→ DATASET CONTENT
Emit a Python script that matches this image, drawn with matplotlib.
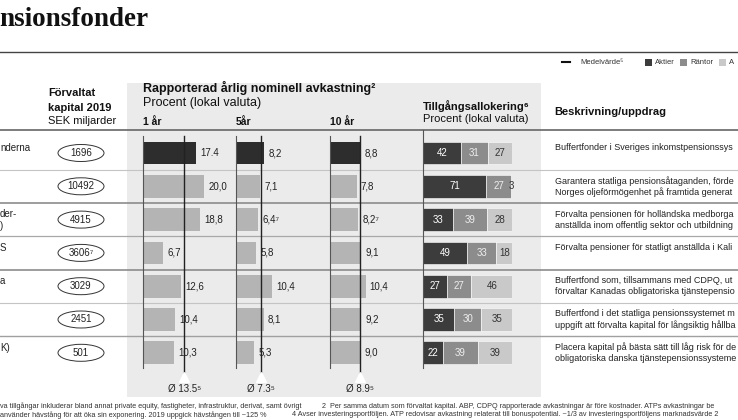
import matplotlib
matplotlib.use("Agg")
import matplotlib.pyplot as plt
from matplotlib.patches import Ellipse, Rectangle

plt.rcParams['font.family'] = ['Liberation Sans', 'DejaVu Sans']

# ---------------- data ----------------
capital = ["1696", "10492", "4915", "3606⁷", "3029", "2451", "501"]
ret_1y = [17.4, 20.0, 18.8, 6.7, 12.6, 10.4, 10.3]
lbl_1y = ["17.4", "20,0", "18,8", "6,7", "12,6", "10,4", "10,3"]
ret_5y = [8.2, 7.1, 6.4, 5.8, 10.4, 8.1, 5.3]
lbl_5y = ["8,2", "7,1", "6,4⁷", "5,8", "10,4", "8,1", "5,3"]
ret_10y = [8.8, 7.8, 8.2, 9.1, 10.4, 9.2, 9.0]
lbl_10y = ["8,8", "7,8", "8,2⁷", "9,1", "10,4", "9,2", "9,0"]
mean_vals = [13.5, 7.3, 8.9]
mean_lbls = ["Ø 13.5⁵", "Ø 7.3⁵", "Ø 8.9⁵"]
aktier = [42, 71, 33, 49, 27, 35, 22]
rantor = [31, 27, 39, 33, 27, 30, 39]
alternativa = [27, 3, 28, 18, 46, 35, 39]
descriptions = [
    "Buffertfonder i Sveriges inkomstpensionssys",
    "Garantera statliga pensionsåtaganden, förde\nNorges oljeförmögenhet på framtida generat",
    "Förvalta pensionen för holländska medborga\nanställda inom offentlig sektor och utbildning",
    "Förvalta pensioner för statligt anställda i Kali",
    "Buffertfond som, tillsammans med CDPQ, ut\nförvaltar Kanadas obligatoriska tjänstepensio",
    "Buffertfond i det statliga pensionssystemet m\nuppgift att förvalta kapital för långsiktig hållba",
    "Placera kapital på bästa sätt till låg risk för de\nobligatoriska danska tjänstepensionssysteme",
]
name_fragments = ["nderna", "", "der-\n)", "S", "a", "", "K)"]

# ---------------- layout ----------------
W, H = 738, 420
ROW0, ROWH = 153.0, 33.3
NROW = 7

fig = plt.figure(figsize=(W / 100, H / 100), dpi=100)
bg = fig.add_axes([0, 0, 1, 1])
bg.set_xlim(0, W)
bg.set_ylim(H, 0)
bg.axis('off')

def row_y(i):
    return ROW0 + ROWH * i

def px_axes(x0, x1, xlim):
    y_top = row_y(-0.5)
    y_bot = row_y(NROW - 0.5)
    ax = fig.add_axes([x0 / W, 1 - y_bot / H, (x1 - x0) / W, (y_bot - y_top) / H])
    ax.set_xlim(*xlim)
    ax.set_ylim(NROW - 0.5, -0.5)
    ax.axis('off')
    ax.patch.set_alpha(0)
    return ax

# panel
bg.add_patch(Rectangle((127, 83), 541 - 127, 397 - 83, color='#ebebeb', zorder=0, lw=0))

# title
bg.text(-1, 20, "nsionsfonder", family=['Liberation Serif', 'DejaVu Serif'],
        weight='bold', fontsize=19.5, va='center', ha='left', color='#111')

# rules
bg.plot([0, W], [51.5, 51.5], color='#444', lw=1.0)
bg.plot([0, W], [130, 130], color='#666', lw=1.2)
sep_style = [('#c4c4c4', 0.8), ('#8c8c8c', 1.2), ('#a8a8a8', 0.9),
             ('#8c8c8c', 1.2), ('#c4c4c4', 0.8), ('#a0a0a0', 1.0)]
for i, (c, lw) in enumerate(sep_style):
    y = row_y(i + 0.5)
    bg.plot([0, W], [y, y], color=c, lw=lw, zorder=1)

# legend
bg.plot([562, 570], [62, 62], color='#111', lw=1.5)
bg.text(580, 62, "Medelvärde⁵", fontsize=5.5, va='center', color='#333')
for x, col, lab in [(645, '#3c3c3c', 'Aktier'), (680, '#8c8c8c', 'Räntor'), (719, '#c9c9c9', 'A')]:
    bg.add_patch(Rectangle((x, 58.5), 7, 7, color=col, lw=0))
    bg.text(x + 10, 62, lab, fontsize=5.5, va='center', color='#333')

# headers
bg.text(48, 93, "Förvaltat", fontsize=8, weight='bold', va='center', color='#111')
bg.text(48, 108, "kapital 2019", fontsize=8, weight='bold', va='center', color='#111')
bg.text(48, 121, "SEK miljarder", fontsize=8, va='center', color='#111')
bg.text(143, 88, "Rapporterad årlig nominell avkastning²", fontsize=9, weight='bold', va='center', color='#111')
bg.text(143, 103, "Procent (lokal valuta)", fontsize=9, va='center', color='#111')
bg.text(143, 122, "1 år", fontsize=7.5, weight='bold', va='center', color='#111')
bg.text(236, 122, "5år", fontsize=7.5, weight='bold', va='center', color='#111')
bg.text(330, 122, "10 år", fontsize=7.5, weight='bold', va='center', color='#111')
bg.text(423, 106, "Tillgångsallokering⁶", fontsize=8, weight='bold', va='center', color='#111')
bg.text(423, 119, "Procent (lokal valuta)", fontsize=8, va='center', color='#111')
bg.text(554, 112, "Beskrivning/uppdrag", fontsize=8, weight='bold', va='center', color='#111')

# left names, capital ovals, descriptions
for i in range(NROW):
    c = row_y(i)
    frag = name_fragments[i]
    if frag:
        lines = frag.split("\n")
        for k, ln in enumerate(lines):
            yy = c - 6 + 12 * k if len(lines) > 1 else c - 5
            bg.text(0, yy, ln, fontsize=7, va='center', ha='left', color='#222')
    bg.add_patch(Ellipse((81, c), 46, 17, fill=False, ec='#333', lw=0.7))
    bg.text(81, c, capital[i], fontsize=7, ha='center', va='center', color='#222')
    dl = descriptions[i].split("\n")
    for k, ln in enumerate(dl):
        yy = c - 5.5 + 11 * k
        bg.text(555, yy, ln, fontsize=6.5, va='center', ha='left', color='#222')

# return bar columns
bar_colors = ['#2d2d2d'] + ['#b4b4b4'] * (NROW - 1)
cols = [
    (143.0, 3.05, 30, ret_1y, lbl_1y),
    (236.3, 3.40, 27, ret_5y, lbl_5y),
    (330.0, 3.42, 27, ret_10y, lbl_10y),
]
for (x0, scale, xmax, vals, lbls), mv, ml in zip(cols, mean_vals, mean_lbls):
    ax = px_axes(x0, x0 + xmax * scale, (0, xmax))
    ax.barh(range(NROW), vals, height=0.68, color=bar_colors, lw=0, zorder=2)
    ax.plot([0, 0], [-0.5, 6.45], color='#555', lw=0.8, clip_on=False, zorder=3)
    ax.plot([mv, mv], [-0.5, 6.6], color='#222', lw=1.0, clip_on=False, zorder=4)
    ax.plot(mv, 6.74, marker='^', ms=6.5, mfc='white', mec='white', clip_on=False, zorder=4)
    ax.text(mv, 7.08, ml, fontsize=7, ha='center', va='center', color='#222', clip_on=False)
    for i, (v, l) in enumerate(zip(vals, lbls)):
        ax.annotate(l, (v, i), xytext=(3, 0), textcoords='offset points',
                    fontsize=7, va='center', ha='left', color='#222', zorder=5)

# allocation column
ax = px_axes(423.3, 423.3 + 89, (0, 100))
left = [0] * NROW
seg_colors = ['#3c3c3c', '#8c8c8c', '#c9c9c9']
txt_colors = ['white', '#eeeeee', '#333333']
for vals, sc, tc in zip([aktier, rantor, alternativa], seg_colors, txt_colors):
    ax.barh(range(NROW), vals, left=left, height=0.68, color=sc, edgecolor='white', lw=0.4, zorder=2)
    for i, v in enumerate(vals):
        ax.text(left[i] + v / 2, i, str(v), fontsize=7, ha='center', va='center', color=tc, zorder=5)
    left = [a + b for a, b in zip(left, vals)]
ax.plot([0, 0], [-0.7, 6.45], color='#555', lw=0.8, clip_on=False, zorder=3)

# footnotes
fn = dict(fontsize=5.2, va='center', ha='left', color='#333')
bg.text(0, 406, "va tillgångar inkluderar bland annat private equity, fastigheter, infrastruktur, derivat, samt övrigt", **fn)
bg.text(322, 406, "2  Per samma datum som förvaltat kapital. ABP, CDPQ rapporterade avkastningar är före kostnader. ATPs avkastningar be", **fn)
bg.text(0, 415, "använder hävstång för att öka sin exponering. 2019 uppgick hävstången till ~125 %", **fn)
bg.text(292, 415, "4 Avser investeringsportföljen. ATP redovisar avkastning relaterat till bonuspotential. ~1/3 av investeringsportföljens marknadsvärde 2", **fn)

fig.savefig("out.png", dpi=100)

→ YOUR GOAL
How many lines in the listing above contain the string "matplotlib"? Answer with the number only.

→ RESULT OF THE EXERCISE
5